A closeted gay soccer player and an injured teammate’s estranged wife offer an intimate picture of life in the lower reaches of professional British football.
Raisin (Waterline, 2011, etc.), whose first novel, God’s Own Country (2008), was shortlisted for several prizes, has twice inhabited the fictional world of the outsider and does so again with this third novel. Nineteen-year-old Tom Pearman showed promise as a Premier League junior but isn’t promoted and must settle for a fourth-division team named Town. (Be not bemused, Yank reader: Raisin keeps the sport’s arcana to a minimum.) Tom has a “quiet, solitary way” and remains largely apart from the other players, but he soon is drawn to the groundskeeper, Liam. Elsewhere, team captain Chris Easter sees his season collapse under a terrible leg injury that sends him moping to his home’s spare room, physically and emotionally distant from his wife, Leah, and young son. Leah was already feeling isolated as a football spouse, finding it difficult to socialize with other team couples. The focus is largely on Tom and Liam's affair, which is rendered with restraint and sympathy; it's a bold theme, since not a single active British footballer has come out so far.

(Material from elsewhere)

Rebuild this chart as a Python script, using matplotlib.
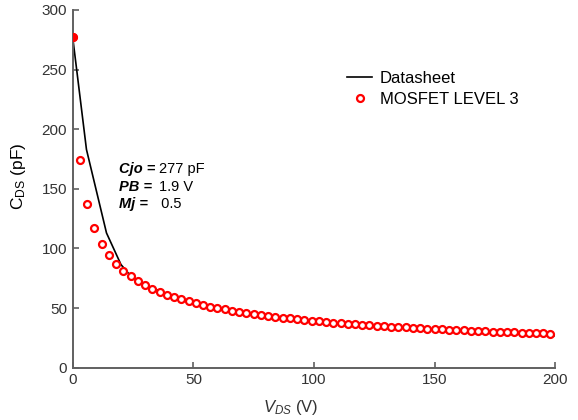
import matplotlib
matplotlib.use("Agg")
import matplotlib.pyplot as plt

plt.rcParams['font.family'] = ['Liberation Sans', 'DejaVu Sans']
plt.rcParams['mathtext.fontset'] = 'custom'
plt.rcParams['mathtext.rm'] = 'Liberation Sans'
plt.rcParams['mathtext.it'] = 'Liberation Sans:italic'
plt.rcParams['mathtext.bf'] = 'Liberation Sans:bold'

# Datasheet curve (V, pF)
ds_v = [0, 5.7, 14, 20, 24, 30, 40, 50, 60, 70, 80, 100, 125, 150, 175, 200]
ds_c = [277, 183, 113, 86.5, 77, 69.5, 61, 53.5, 49, 45.5, 43, 38.6, 34.5, 31.5, 29, 26.8]

# MOSFET LEVEL 3 model points (V, pF)
m3_v = list(range(0, 199, 3))
m3_c = [277, 174, 137.5, 117, 104, 94.5, 87, 81.3, 76.5, 72.5, 69, 66, 63.5, 61.2,
        59.1, 57.3, 55.6, 54, 52.6, 51.3, 50, 48.9, 47.8, 46.8, 45.9, 45, 44.2, 43.4,
        42.7, 42, 41.3, 40.7, 40.1, 39.5, 39, 38.4, 37.9, 37.4, 37, 36.5, 36.1, 35.7,
        35.3, 34.9, 34.5, 34.1, 33.8, 33.4, 33.1, 32.8, 32.5, 32.2, 31.9, 31.6, 31.3,
        31.1, 30.8, 30.5, 30.3, 30, 29.8, 29.6, 29.4, 29.1, 28.9, 28.7, 28.5]

x_ticks = [0, 50, 100, 150, 200]
y_ticks = [0, 50, 100, 150, 200, 250, 300]

fig = plt.figure(figsize=(5.78, 4.20), dpi=100)
ax = fig.add_axes([0.1258, 0.1245, 0.8349, 0.8517])

ax.plot(ds_v, ds_c, color='black', lw=1.2, label='Datasheet', zorder=2)
ax.plot(m3_v, m3_c, linestyle='none', marker='o', markersize=5,
        markerfacecolor='white', markeredgecolor='#ff0000', markeredgewidth=1.6,
        label='MOSFET LEVEL 3', zorder=3)
ax.plot(m3_v[:1], m3_c[:1], linestyle='none', marker='o', markersize=5.2,
        color='#ff0000', zorder=4)

ax.set_xlim(0, 200)
ax.set_ylim(0, 300)
ax.set_xticks(x_ticks)
ax.set_yticks(y_ticks)
for s in ['top', 'right']:
    ax.spines[s].set_visible(False)
for s in ['left', 'bottom']:
    ax.spines[s].set_color('#606060')
    ax.spines[s].set_linewidth(1.4)
ax.tick_params(direction='in', length=4, width=1.2, color='#606060',
               labelsize=11, labelcolor='#333333', pad=4)

ax.set_xlabel(r'$V_{DS}$ (V)', fontsize=12, color='#333333')
ax.xaxis.set_label_coords(0.452, -0.086)
ax.set_ylabel(r'C$_{\mathrm{DS}}$ (pF)', fontsize=12.5, color='black')
ax.yaxis.set_label_coords(-0.093, 0.536)

leg = ax.legend(loc='upper left', bbox_to_anchor=(0.555, 0.848), frameon=False,
                fontsize=12, handlelength=1.5, handletextpad=0.45,
                labelspacing=0.33, borderaxespad=0)

rows = [('Cjo =', '277 pF', 166.5), ('PB =', '1.9 V', 151.5), ('Mj =', ' 0.5', 137)]
for lab, val, yv in rows:
    ax.text(19, yv, lab, fontsize=10.5, fontweight='bold', fontstyle='italic',
            va='center', ha='left')
for lab, val, yv in rows:
    ax.text(35.8 if lab != 'Mj =' else 34.8, yv, val, fontsize=10.5, va='center', ha='left')

fig.savefig('out.png', dpi=100)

For a while, though, it is Leah’s story that seems to engage Raisin more, with its telling domestic details and an isolation for which there is no prospect of the numbing distraction in the next match. Yet neither of these parallel narratives generates much spark until a link between them and a leak to an internet fan forum stirs devastating fears in Tom and reveals the mindless prejudice and cruelty of his fellow players and fans.
This is a sensitive treatment of very different kinds of solitude and pain.